Other indices available in NBClust are "kl", "ch", "hartigan", "ccc", 
"scott", "marriot", "trcovw", "tracew", "friedman", "rubin", "cindex", "db",
"silhouette", "duda", "pseudot2", "beale", "ratkowsky", "ball", 
"ptbiserial", "gap", "frey", "mcclain", "gamma", "gplus", "tau", "dunn", 
"hubert", "sdindex", and "sdbw".\n
One can also use all of them with the option 'alllong' or almost all indices
clusters K is detremined by the majority rule (the maximum of histogram of 
the results of all indices with finite solutions). Use of some indices on 
a big and/or unstructured dataset can be computationally intense and/or 
could lead to numerical singularity.}

\item{ncores}{An integer indicating the number of cores to use for parallel 
computation. The default value is NULL.}
}
\value{
A list containing:
\item{$cluster}{
 An integer vector of the occurrence of a cluster along time, i.e., when
 certain data member in time is allocated to a specific cluster.
}
\item{$centers}{
 A matrix of cluster centres or centroids (e.g. [1:K, 1:spatial degrees of freedom]).
}
\item{$totss}{
 A number of the total sum of squares.
}
\item{$withinss}{
 A vector of within-cluster sum of squares, one component per cluster.
}
\item{$tot.withinss}{
 A number of the total within-cluster sum of squares, i.e., sum(withinss).
}
\item{$betweenss}{
 A number of the between-cluster sum of squares, i.e. totss-tot.withinss.
}
\item{$size}{
 A vector of the number of points in each cluster.
}
\item{$iter}{
 An interger as the number of (outer) iterations.
}
\item{$ifault}{
 An integer as an indicator of a possible algorithm problem.
}
}
\description{
Compute cluster centers and their time series of occurrences, with the 
K-means clustering method using Euclidean distance, of an array of input data
with any number of dimensions that at least contain time_dim. 
Specifically, it partitions the array along time axis in K groups or clusters
in which each space vector/array belongs to (i.e., is a member of) the 
cluster with the nearest center or centroid.
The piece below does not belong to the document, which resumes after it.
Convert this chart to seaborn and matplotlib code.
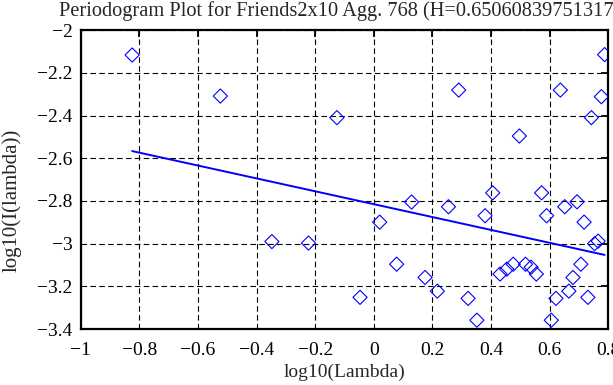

This function relies on the 
NbClust package (Charrad et al., 2014 JSS).
}
\examples{
# Generating synthetic data
a1 <- array(dim = c(200, 4))
mean1 <- 0
sd1 <- 0.3 

c0 <- seq(1, 200)
c1 <- sort(sample(x = 1:200, size = sample(x = 50:150, size = 1), replace = FALSE))
x1 <- c(1, 1, 1, 1)
for (i1 in c1) {
 a1[i1, ] <- x1 + rnorm(4, mean = mean1, sd = sd1)
}

c1p5 <- c0[!(c0 \%in\% c1)]
c2 <- c1p5[seq(1, length(c1p5), 2)] 
x2 <- c(2, 2, 4, 4)
for (i2 in c2) {
 a1[i2, ] <- x2 + rnorm(4, mean = mean1, sd = sd1)
}

c3 <- c1p5[seq(2, length(c1p5), 2)]
x3 <- c(3, 3, 1, 1)
for (i3 in c3) {
 a1[i3, ] <- x3 + rnorm(4, mean = mean1, sd = sd1)
}

# Computing the clusters
res1 <- Cluster(var = a1, weights = array(1, dim = dim(a1)[2]), nclusters = 3)
print(res1$cluster)
print(res1$centers)

res2 <- Cluster(var = a1, weights = array(1, dim = dim(a1)[2]))
print(res2$cluster)
print(res2$centers)

}
\references{
Wilks, 2011, Statistical Methods in the Atmospheric Sciences, 3rd ed., Elsevire, pp 676.
}